When scheduling your exports, we recommend that you:

  • Limit the amount of data exported using the fromDate parameter, as a date further in the past will export more data, resulting in a longer data export.
  • Schedule exports during hours of low activity, or on a node with no activity, if you do observe any performance degradation during the export.

Our test results showed the following approximate durations for the export.

NumberApproximate export duration
Users100,0008 minutes
Spaces15,00012 minutes
Pages25 million12 hours
Comments15 million1 hour
Analytics events20 million2 hours

The total export time was around 16 hours. 

Test performance VS production

The data presented here is based on our own internal testing. The actual duration and impact of data export on your own environment will likely differ depending on your infrastructure, configuration, and load. 

Our tests were conducted on a single node Data Center instance in AWS:

  • EC2 instance type: c5.4xlarge
  • RDS instance type: db.m5.4xlarge

Performing the data export

To export the current state data, use the /export REST API endpoint:
https://<base-url>/rest/datapipeline/latest/export?
fromDate=<yyyy-MM-ddTHH:mmTZD>

The fromDate parameter limits the amount of data exported.
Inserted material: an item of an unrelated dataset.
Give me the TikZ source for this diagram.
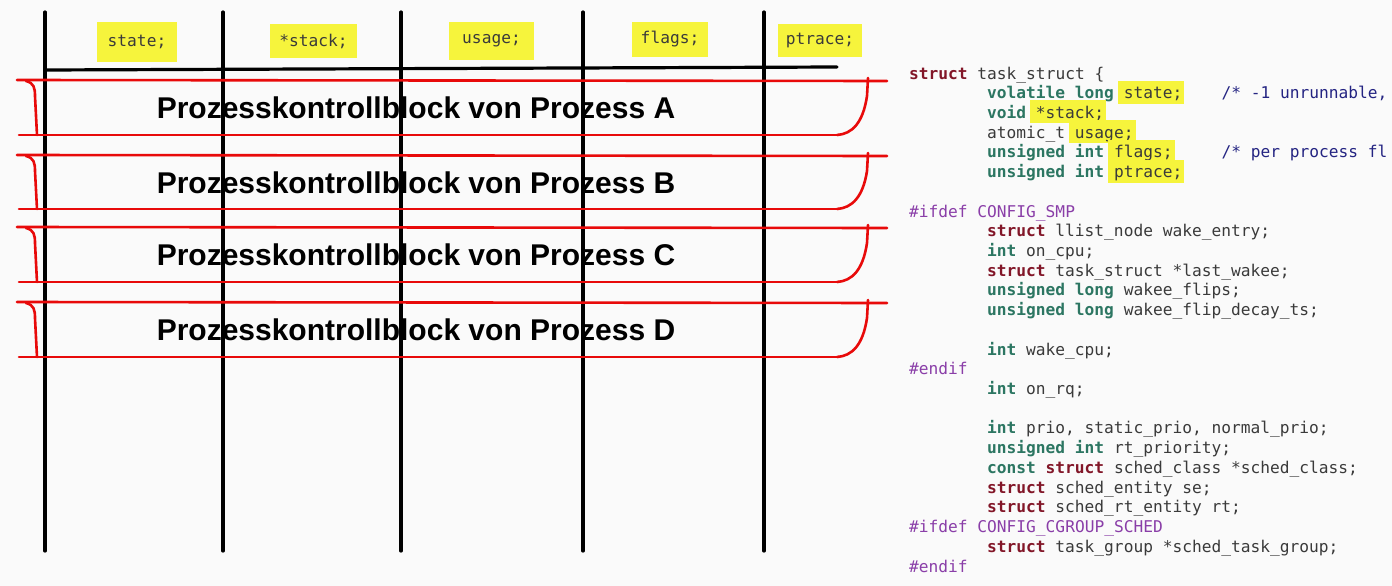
\documentclass[tikz,border=0pt]{standalone}
\usepackage{fontspec}
\setmainfont{Liberation Sans}
\newfontfamily\codefont{DejaVu Sans Mono}
\definecolor{bgc}{RGB}{250,250,250}
\definecolor{hly}{RGB}{246,244,60}
\definecolor{redl}{RGB}{232,10,10}
\definecolor{plain}{RGB}{58,58,58}
\definecolor{kwc}{RGB}{130,22,40}
\definecolor{tyc}{RGB}{44,118,98}
\definecolor{cmc}{RGB}{36,36,130}
\definecolor{ppc}{RGB}{138,62,168}
\newlength\hlw
\newcommand\hlt[1]{\settowidth\hlw{#1}\rlap{\kern-6pt\color{hly}\rule[-5pt]{\dimexpr\hlw+8pt\relax}{23pt}}#1}
\newcommand\kw[1]{{\bfseries\color{kwc}#1}}
\newcommand\ty[1]{{\bfseries\color{tyc}#1}}
\newcommand\pp[1]{{\color{ppc}#1}}
\newcommand\cm[1]{{\color{cmc}#1}}
\begin{document}
\begin{tikzpicture}[x=1pt,y=-1pt,
  vline/.style={line width=3.2pt,black,line cap=round},
  rline/.style={line width=2.6pt,redl,line cap=round},
  hdr/.style={fill=hly,inner sep=0pt,font=\codefont\fontsize{16.2}{18}\selectfont,text=plain},
  pcb/.style={font=\bfseries\fontsize{30}{34}\selectfont,inner sep=0pt,text=black},
  code/.style={anchor=base west,inner sep=0pt,font=\codefont\fontsize{16.2}{19.7}\selectfont,text=plain}]
\useasboundingbox (0,0) rectangle (1392,586);
\fill[bgc] (0,0) rectangle (1392,586);

% vertical lines
\foreach \x [count=\i] in {45,223,401,583,764}{
  \coordinate (vt\i) at (\x,12);
  \coordinate (vb\i) at (\x,551);
  \draw[vline] (vt\i) -- (vb\i);
}
\coordinate (hl) at (45,70);
\coordinate (hr) at (837,67);
\draw[vline] (hl) -- (hr);

% header labels
\node[hdr,minimum width=80pt,minimum height=40pt] (hstate) at (137,42) {state;};
\node[hdr,minimum width=87pt,minimum height=34pt] (hstack) at (313.5,41) {*stack;};
\node[hdr,minimum width=85pt,minimum height=38pt] (husage) at (491.5,41) {usage;};
\node[hdr,minimum width=76pt,minimum height=35pt] (hflags) at (670,39.5) {flags;};
\node[hdr,minimum width=84pt,minimum height=33pt] (hptrace) at (820,40.5) {ptrace;};

% red rows
\foreach \t/\b/\l [count=\i] in {80/135/A,155/209/B,227/282/C,302/357/D}{
  \coordinate (tl\i) at (17,\t);
  \coordinate (tr\i) at (887,\t+1);
  \coordinate (bl\i) at (19,\b);
  \coordinate (br\i) at (837,\b);
  \draw[rline] (tl\i) -- (tr\i);
  \draw[rline] (bl\i) -- (br\i);
  \draw[rline] (26,\t+1) .. controls (34,\t+3) and (35,\t+8) .. (35,\t+16) -- (37,\b);
  \draw[rline] (868,\t-2) -- (867,\t+16) .. controls (863,\b-12) and (852,\b-1) .. (br\i);
  \node[pcb] (pcb\l) at (416,{(\t+\b)/2+0.5}) {Prozesskontrollblock von Prozess \l};
}

% code
\def\cx{909}
\def\ci{987.0}
\def\cc{1221.3}
\node[code] (c0) at (\cx,79) {\kw{struct} task\_struct \{};
\node[code] (c1) at (\ci,98.72) {\ty{volatile long} \hlt{state;}};
\node[code] (c1c) at (\cc,98.72) {\cm{/* -1 unrunnable,}};
\node[code] (c2) at (\ci,118.44) {\ty{void} \hlt{*stack;}};
\node[code] (c3) at (\ci,138.16) {atomic\_t \hlt{usage;}};
\node[code] (c4) at (\ci,157.88) {\ty{unsigned int} \hlt{flags;}};
\node[code] (c4c) at (\cc,157.88) {\cm{/* per process fl}};
\node[code] (c5) at (\ci,177.6) {\ty{unsigned int} \hlt{ptrace;}};
\node[code] (c7) at (\cx,217.04) {\pp{\#ifdef CONFIG\_SMP}};
\node[code] (c8) at (\ci,236.76) {\kw{struct} llist\_node wake\_entry;};
\node[code] (c9) at (\ci,256.48) {\ty{int} on\_cpu;};
\node[code] (c10) at (\ci,276.2) {\kw{struct} task\_struct *last\_wakee;};
\node[code] (c11) at (\ci,295.92) {\ty{unsigned long} wakee\_flips;};
\node[code] (c12) at (\ci,315.64) {\ty{unsigned long} wakee\_flip\_decay\_ts;};
\node[code] (c14) at (\ci,355.08) {\ty{int} wake\_cpu;};
\node[code] (c15) at (\cx,374.8) {\pp{\#endif}};
\node[code] (c16) at (\ci,394.52) {\ty{int} on\_rq;};
\node[code] (c18) at (\ci,433.96) {\ty{int} prio, static\_prio, normal\_prio;};
\node[code] (c19) at (\ci,453.68) {\ty{unsigned int} rt\_priority;};
\node[code] (c20) at (\ci,473.4) {\ty{const} \kw{struct} sched\_class *sched\_class;};
\node[code] (c21) at (\ci,493.12) {\kw{struct} sched\_entity se;};
\node[code] (c22) at (\ci,512.84) {\kw{struct} sched\_rt\_entity rt;};
\node[code] (c23) at (\cx,532.56) {\pp{\#ifdef CONFIG\_CGROUP\_SCHED}};
\node[code] (c24) at (\ci,552.28) {\kw{struct} task\_group *sched\_task\_group;};
\node[code] (c25) at (\cx,572) {\pp{\#endif}};
\end{tikzpicture}
\end{document}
That is, only data on entities created or updated after the fromDate value will be exported.

If you trigger the export without the fromDate parameter, all data from the last 365 days will be exported. 
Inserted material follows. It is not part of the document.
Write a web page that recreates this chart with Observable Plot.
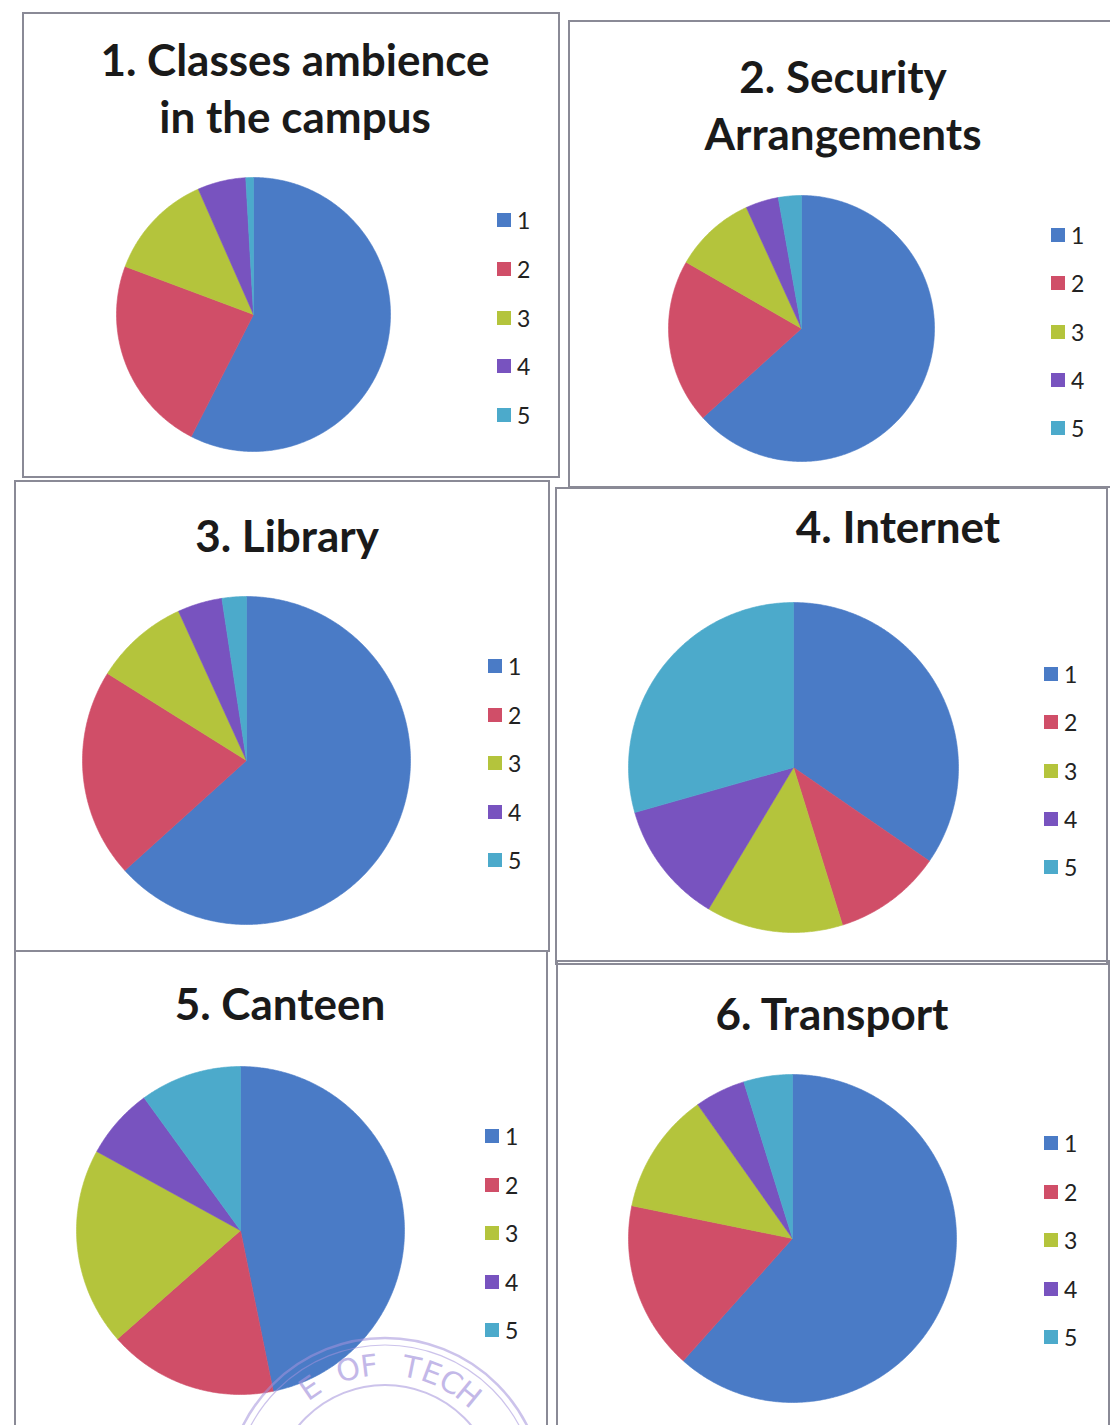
<!DOCTYPE html>
<html><head><meta charset="utf-8">
<script src="https://cdn.jsdelivr.net/npm/d3@7"></script>
<script src="https://cdn.jsdelivr.net/npm/@observablehq/plot@0.6"></script>
<style>
html,body{margin:0;padding:0;background:#fff;}
#page{position:relative;width:1110px;height:1425px;overflow:hidden;background:#fff;font-family:Lato,"Open Sans",sans-serif;}
.panel{position:absolute;border:2px solid #8a8a96;box-sizing:border-box;}
.title{position:absolute;font-weight:700;font-size:44px;color:#1a1a1a;white-space:nowrap;transform:translateX(-50%);line-height:44px;}
.pie{position:absolute;}
.leg{position:absolute;display:flex;align-items:center;height:26px;font-size:23px;color:#222;white-space:nowrap;}
.leg .sw{display:inline-block;width:14px;height:14px;margin-right:6px;}
#stamp{position:absolute;left:0;top:1300px;pointer-events:none;}
</style>
</head><body><div id="page"></div>
<script>
// ---- data ----
const categories = ["1", "2", "3", "4", "5"];
const colors = ["#4a7bc6", "#d04e68", "#b4c43c", "#7853bf", "#4caacb"];
const titles = [
  ["1. Classes ambience", "in the campus"],
  ["2. Security", "Arrangements"],
  ["3. Library"],
  ["4. Internet"],
  ["5. Canteen"],
  ["6. Transport"]
];
const classesAmbience = [57.5, 23.2, 12.7, 5.7, 0.9];
const securityArrangements = [63.3, 20.0, 9.9, 4.0, 2.8];
const library = [63.3, 20.6, 9.3, 4.4, 2.4];
const internet = [34.6, 10.6, 13.4, 12.0, 29.4];
const canteen = [46.8, 16.7, 19.5, 7.0, 10.0];
const transport = [61.6, 16.6, 12.0, 5.0, 4.8];
const series = [classesAmbience, securityArrangements, library, internet, canteen, transport];
const stampText = "INSTITUTE OF TECHNOLOGY";

// ---- layout (page pixels) ----
const panels = [
  {left: 22, top: 12, w: 538, h: 466, tx: 295, ty: [76, 133], cx: 253, cy: 314, r: 137, lx: 497, ly: 220, ls: 48.75},
  {left: 568, top: 20, w: 560, h: 468, tx: 843, ty: [93, 150], cx: 801, cy: 328, r: 133, lx: 1051, ly: 235, ls: 48.25},
  {left: 14, top: 480, w: 536, h: 472, tx: 287, ty: [552], cx: 245.5, cy: 760, r: 164, lx: 488, ly: 666, ls: 48.5},
  {left: 555, top: 487, w: 553, h: 478, tx: 898, ty: [543], cx: 793, cy: 767, r: 165, lx: 1044, ly: 674, ls: 48.25},
  {left: 14, top: 950, w: 534, h: 490, tx: 280, ty: [1020], cx: 240, cy: 1230, r: 164, lx: 485, ly: 1136, ls: 48.5},
  {left: 556, top: 960, w: 554, h: 480, tx: 832, ty: [1030], cx: 792, cy: 1238, r: 164, lx: 1044, ly: 1143, ls: 48.5}
];

const page = document.getElementById("page");

function slicePoints(values) {
  const arcs = d3.pie().sort(null)(values);
  const pts = [];
  arcs.forEach((a, i) => {
    const cat = categories[i];
    pts.push({cat, x: 0, y: 0});
    const n = Math.max(2, Math.ceil((a.endAngle - a.startAngle) / 0.01));
    for (let k = 0; k <= n; k++) {
      const t = a.startAngle + (a.endAngle - a.startAngle) * k / n;
      pts.push({cat, x: Math.sin(t), y: Math.cos(t)});
    }
    pts.push({cat, x: 0, y: 0});
  });
  return pts;
}

panels.forEach((p, idx) => {
  const box = document.createElement("div");
  box.className = "panel";
  Object.assign(box.style, {left: p.left + "px", top: p.top + "px", width: p.w + "px", height: p.h + "px"});
  page.appendChild(box);

  titles[idx].forEach((line, j) => {
    const t = document.createElement("div");
    t.className = "title";
    t.textContent = line;
    t.style.left = p.tx + "px";
    t.style.top = (p.ty[j] - 39) + "px";
    page.appendChild(t);
  });

  const pts = slicePoints(series[idx]);
  const size = 2 * p.r + 4;
  const chart = Plot.plot({
    width: size, height: size, margin: 2,
    x: {domain: [-1, 1], axis: null},
    y: {domain: [-1, 1], axis: null},
    style: {background: "transparent"},
    marks: categories.map((c, i) => Plot.line(pts.filter(d => d.cat === c), {
      x: "x", y: "y", fill: colors[i], stroke: colors[i], strokeWidth: 0.6, curve: "linear"
    }))
  });
  const holder = document.createElement("div");
  holder.className = "pie";
  holder.style.left = (p.cx - p.r - 2) + "px";
  holder.style.top = (p.cy - p.r - 2) + "px";
  holder.appendChild(chart);
  page.appendChild(holder);

  categories.forEach((c, i) => {
    const it = document.createElement("div");
    it.className = "leg";
    it.style.left = p.lx + "px";
    it.style.top = (p.ly + i * p.ls - 13) + "px";
    const sw = document.createElement("span");
    sw.className = "sw";
    sw.style.background = colors[i];
    const lab = document.createElement("span");
    lab.textContent = c;
    it.appendChild(sw); it.appendChild(lab);
    page.appendChild(it);
  });
});

// faint institute stamp at the bottom (only the part inside the page is drawn)
const offY = 1300;
const svg = d3.select(page).append("svg").attr("id", "stamp").attr("width", 1110).attr("height", 125);
const sc = {x: 385, y: 1497 - offY};
const g = svg.append("g").attr("opacity", 0.55).attr("fill", "none").attr("stroke", "#a493dc");
g.append("circle").attr("cx", sc.x).attr("cy", sc.y).attr("r", 159).attr("stroke-width", 2.5);
g.append("circle").attr("cx", sc.x).attr("cy", sc.y).attr("r", 152).attr("stroke-width", 1.2);
g.append("circle").attr("cx", sc.x).attr("cy", sc.y).attr("r", 112).attr("stroke-width", 2);
const rr = 122, step = 9.2 * Math.PI / 180, mid = 11, shift = -0.12;
const letters = stampText.split("").map((ch, i) => ({ch, a: (i - mid) * step + shift}))
  .filter(d => Math.abs(d.a) < 0.72 && d.ch !== " ");
svg.append("g").attr("fill", "#a493dc").attr("opacity", 0.65)
  .attr("font-family", "DejaVu Sans, sans-serif").attr("font-size", 30)
  .selectAll("text").data(letters).join("text")
  .attr("text-anchor", "middle")
  .attr("transform", d => {
    const x = sc.x + rr * Math.sin(d.a), y = sc.y - rr * Math.cos(d.a);
    return `translate(${x},${y}) rotate(${d.a * 180 / Math.PI})`;
  })
  .text(d => d.ch);
</script>
</body></html>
If your application is configured to use a context path, such as /jira or /confluence, remember to include this in the <base-url>

The /export REST API endpoint has three methods:

POST method...

POST method

When you use the POST method, specify a fromDate value. This parameter only accepts date values set in ISO 8601 format (yyyy-MM-ddTHH:mmTZD). For example:

  • 2020-12-30T23:01Z

  • 2020-12-30T22:01+01:00
    (you'll need to use URL encoding in your request, for example 2020-12-30T22%3A03%2B01%3A00)

Here is an example request, using cURL and a personal access token for authentication:

curl -H "Authorization:Bearer ABCD1234" -H "X-Atlassian-Token: no-check" 
-X POST https://myexamplesite.com/rest/datapipeline/latest/
export?fromDate=2020-10-22T01:30:11Z

The "X-Atlassian-Token: no-check" header is only required for Confluence. You can omit this for Jira.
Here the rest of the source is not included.